ICBC and police urge Southern Interior drivers to adjust their driving in fall and winter weather
Speed-related crashes significantly increase from October to December in B.C.
Every year in October, an average of 28 people are injured or killed in crashes in the Southern Interior due to driving too fast for the conditions. That number more than triples to 97 in December as driving conditions worsen.
Sergeant Harold Hallett, a member of the South Okanagan Traffic Servicess force in Keremeos, said that tires and speed, relative to conditions, are the two biggest items factoring into winter driving accidents in Keremeos and the Similkameen.
“People are usually pretty good, except for the first snowfall of the seaon, when we tend to get multiple accidents,” he explained, “but after that they adjust to the weather conditions.”
Hallett said the region’s major problem areas during fall and winter include:
– the shaded rock cut areas of Highway 3A at both ends of Yellow Lake.
– the rolling hills west of Richter Pass .
– Highway 3 from approximately the Old Hedley Road west to Princeton.
“By far, the worst area is Highway 3 east of Princeton,” Hallett said, noting the fatality that occurred in a semi trailer accident near Bromley Rock last week.
“Mist will come off the nearby river, a couple of degrees above freezing, and settle on the road bed, which is below freezing,causing the road to ice up,” he explained.
“I’m hoping that Argo (Road Maintenance) will continue to monitor that stretch of road closely this winter, and apply brine when needed.”
Highway patrols across the province are implementing a program based on statistics regarding the dates, time, localtion and type of traffic infraction.
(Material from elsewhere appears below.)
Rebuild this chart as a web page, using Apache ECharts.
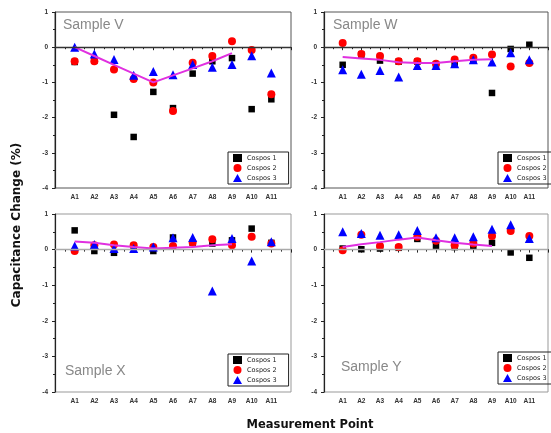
<!DOCTYPE html>
<html>
<head>
<meta charset="utf-8">
<script src="https://cdn.jsdelivr.net/npm/echarts@6/dist/echarts.min.js"></script>
<style>
html, body { margin: 0; padding: 0; background: #fff; }
#chart { width: 551px; height: 433px; }
</style>
</head>
<body>
<div id="chart"></div>
<script>
const xLabels = ['A1', 'A2', 'A3', 'A4', 'A5', 'A6', 'A7', 'A8', 'A9', 'A10', 'A11'];
const seriesNames = ['Cospos 1', 'Cospos 2', 'Cospos 3'];

// Sample V
const vCospos1 = [-0.42, -0.38, -1.92, -2.55, -1.27, -1.73, -0.75, -0.40, -0.31, -1.76, -1.48];
const vCospos2 = [-0.40, -0.40, -0.63, -0.90, -1.00, -1.81, -0.44, -0.25, 0.17, -0.08, -1.34];
const vCospos3 = [0.00, -0.19, -0.35, -0.80, -0.69, -0.78, -0.49, -0.57, -0.49, -0.24, -0.73];
const vTrend = [0.00, -0.25, -0.50, -0.75, -1.00, -0.80, -0.60, -0.40, -0.17];

// Sample W
const wCospos1 = [-0.50, -0.21, -0.38, -0.41, -0.41, -0.49, -0.47, -0.36, -1.30, -0.05, 0.07];
const wCospos2 = [0.12, -0.19, -0.25, -0.40, -0.40, -0.47, -0.35, -0.30, -0.21, -0.55, -0.45];
const wCospos3 = [-0.64, -0.77, -0.66, -0.85, -0.52, -0.52, -0.47, -0.36, -0.42, -0.16, -0.36];
const wTrend = [-0.28, -0.32, -0.36, -0.43, -0.45, -0.45, -0.40, -0.36, -0.34];

// Sample X
const xCospos1 = [0.54, -0.04, -0.09, 0.10, -0.04, 0.34, 0.19, 0.17, 0.26, 0.59, 0.19];
const xCospos2 = [-0.04, 0.12, 0.14, 0.12, 0.07, 0.10, 0.20, 0.29, 0.12, 0.36, 0.17];
const xCospos3 = [0.10, 0.14, 0.03, 0.03, 0.07, 0.33, 0.34, -1.16, 0.31, -0.32, 0.22];
const xTrend = [0.23, 0.19, 0.12, 0.07, 0.03, 0.05, 0.07, 0.12, 0.15];

// Sample Y
const yCospos1 = [0.03, 0.01, 0.03, 0.05, 0.30, 0.10, 0.07, 0.10, 0.19, -0.08, -0.23];
const yCospos2 = [-0.02, 0.42, 0.10, 0.07, 0.36, 0.25, 0.12, 0.17, 0.38, 0.52, 0.38];
const yCospos3 = [0.50, 0.45, 0.40, 0.42, 0.54, 0.33, 0.33, 0.36, 0.57, 0.70, 0.31];
const yTrend = [0.07, 0.15, 0.21, 0.28, 0.34, 0.26, 0.19, 0.14, 0.10];

const panels = [
  { title: 'Sample V', data: [vCospos1, vCospos2, vCospos3], trend: vTrend,
    grid: { left: 55, top: 12, width: 236, height: 176 }, zero: '#333', border: '#555',
    legend: { left: 228, top: 152 }, label: [63, 26] },
  { title: 'Sample W', data: [wCospos1, wCospos2, wCospos3], trend: wTrend,
    grid: { left: 324, top: 12, width: 236, height: 176 }, zero: '#333', border: '#555',
    legend: { left: 498, top: 152 }, label: [333, 26] },
  { title: 'Sample X', data: [xCospos1, xCospos2, xCospos3], trend: xTrend,
    grid: { left: 55, top: 214, width: 236, height: 178 }, zero: '#aaa', border: '#999',
    legend: { left: 228, top: 354 }, label: [65, 372] },
  { title: 'Sample Y', data: [yCospos1, yCospos2, yCospos3], trend: yTrend,
    grid: { left: 324, top: 214, width: 236, height: 178 }, zero: '#aaa', border: '#999',
    legend: { left: 498, top: 352 }, label: [341, 368] }
];

const markers = [
  { symbol: 'rect', size: 6.5, color: '#000000' },
  { symbol: 'circle', size: 8, color: '#ff0000' },
  { symbol: 'triangle', size: 9, color: '#0000ff' }
];

const tickFont = { fontSize: 6.5, fontWeight: 'bold', color: '#333', fontFamily: 'Liberation Sans' };

const option = {
  animation: false,
  grid: panels.map(p => Object.assign({ show: true, borderColor: p.border, borderWidth: 1 }, p.grid)),
  xAxis: panels.map((p, i) => ({
    type: 'value', gridIndex: i, min: 0, max: 12, interval: 1,
    splitLine: { show: false },
    axisLine: { lineStyle: { color: '#222', width: 1.2 } },
    axisTick: { length: 3, lineStyle: { color: '#222' } },
    minorTick: { show: true, splitNumber: 2, length: 2, lineStyle: { color: '#222' } },
    axisLabel: Object.assign({ margin: 6, formatter: v => xLabels[v - 1] || '' }, tickFont)
  })),
  yAxis: panels.map((p, i) => ({
    type: 'value', gridIndex: i, min: -4, max: 1, interval: 1,
    splitLine: { show: false },
    axisLine: { show: true, lineStyle: { color: '#222', width: 1.2 } },
    axisTick: { show: true, length: 3, lineStyle: { color: '#222' } },
    minorTick: { show: true, splitNumber: 2, length: 2, lineStyle: { color: '#222' } },
    axisLabel: Object.assign({ margin: 7 }, tickFont)
  })),
  legend: panels.map(p => ({
    left: p.legend.left, top: p.legend.top, orient: 'vertical',
    borderColor: '#222', borderWidth: 1, padding: [2, 12, 2, 5],
    itemWidth: 9, itemHeight: 8, itemGap: 2, selectedMode: false,
    textStyle: { fontSize: 6.5, color: '#222', fontFamily: 'DejaVu Sans' },
    data: seriesNames.map((n, k) => ({ name: n, icon: markers[k].symbol,
      itemStyle: { color: markers[k].color, opacity: 1 } }))
  })),
  series: [],
  graphic: []
};

panels.forEach((p, i) => {
  p.data.forEach((vals, k) => {
    option.series.push({
      name: seriesNames[k], type: 'scatter', xAxisIndex: i, yAxisIndex: i,
      symbol: markers[k].symbol, symbolSize: markers[k].size,
      itemStyle: { color: markers[k].color, opacity: 1 },
      data: vals.map((v, j) => [j + 1, v])
    });
  });
  option.series.push({
    name: 'trend', type: 'line', xAxisIndex: i, yAxisIndex: i, z: 3,
    symbol: 'none', lineStyle: { color: '#e030e0', width: 2 },
    data: p.trend.map((v, j) => [j + 1, v]),
    markLine: {
      silent: true, symbol: ['none', 'none'], label: { show: false },
      lineStyle: { color: p.zero, width: 1.3, type: 'solid' },
      data: [{ yAxis: 0 }]
    }
  });
  option.graphic.push({
    type: 'text', left: p.label[0], top: p.label[1] - 8,
    style: { text: p.title, fontSize: 14, fill: '#888', fontFamily: 'Liberation Sans' }
  });
});

option.graphic.push({
  type: 'text', x: 17, y: 225, rotation: Math.PI / 2,
  style: { text: 'Capacitance Change (%)', fontSize: 12, fontWeight: 'bold', fill: '#111',
    fontFamily: 'DejaVu Sans', align: 'center', verticalAlign: 'middle' }
});
option.graphic.push({
  type: 'text', x: 310, y: 425,
  style: { text: 'Measurement Point', fontSize: 11.5, fontWeight: 'bold', fill: '#111',
    fontFamily: 'DejaVu Sans', align: 'center', verticalAlign: 'middle' }
});

const chart = echarts.init(document.getElementById('chart'), null, { renderer: 'canvas' });
chart.setOption(option);
</script>
</body>
</html>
Police are defining where those areas are in the Similkameen, and concentrating their resources in the high accident area.
“We’ve had some success, as for two years their have been no fatal crashes on the Hope Princeton Highway.”
“To my knowledge, that’s never happened before.”
Hallett said the idea is to “raise the perceived risk of apprhension in the targetted areas, and it appears to be working.”
As the Lower Similkameen prepares for its first snowfall, Hallett offers some simple advice:
“Tires and speed relative to conditions are the biggest accident factors in winter driving.”
“Your tires are your number one safety system. When it comes to buying winter tires, don’t scrimp – don’t go cheap.”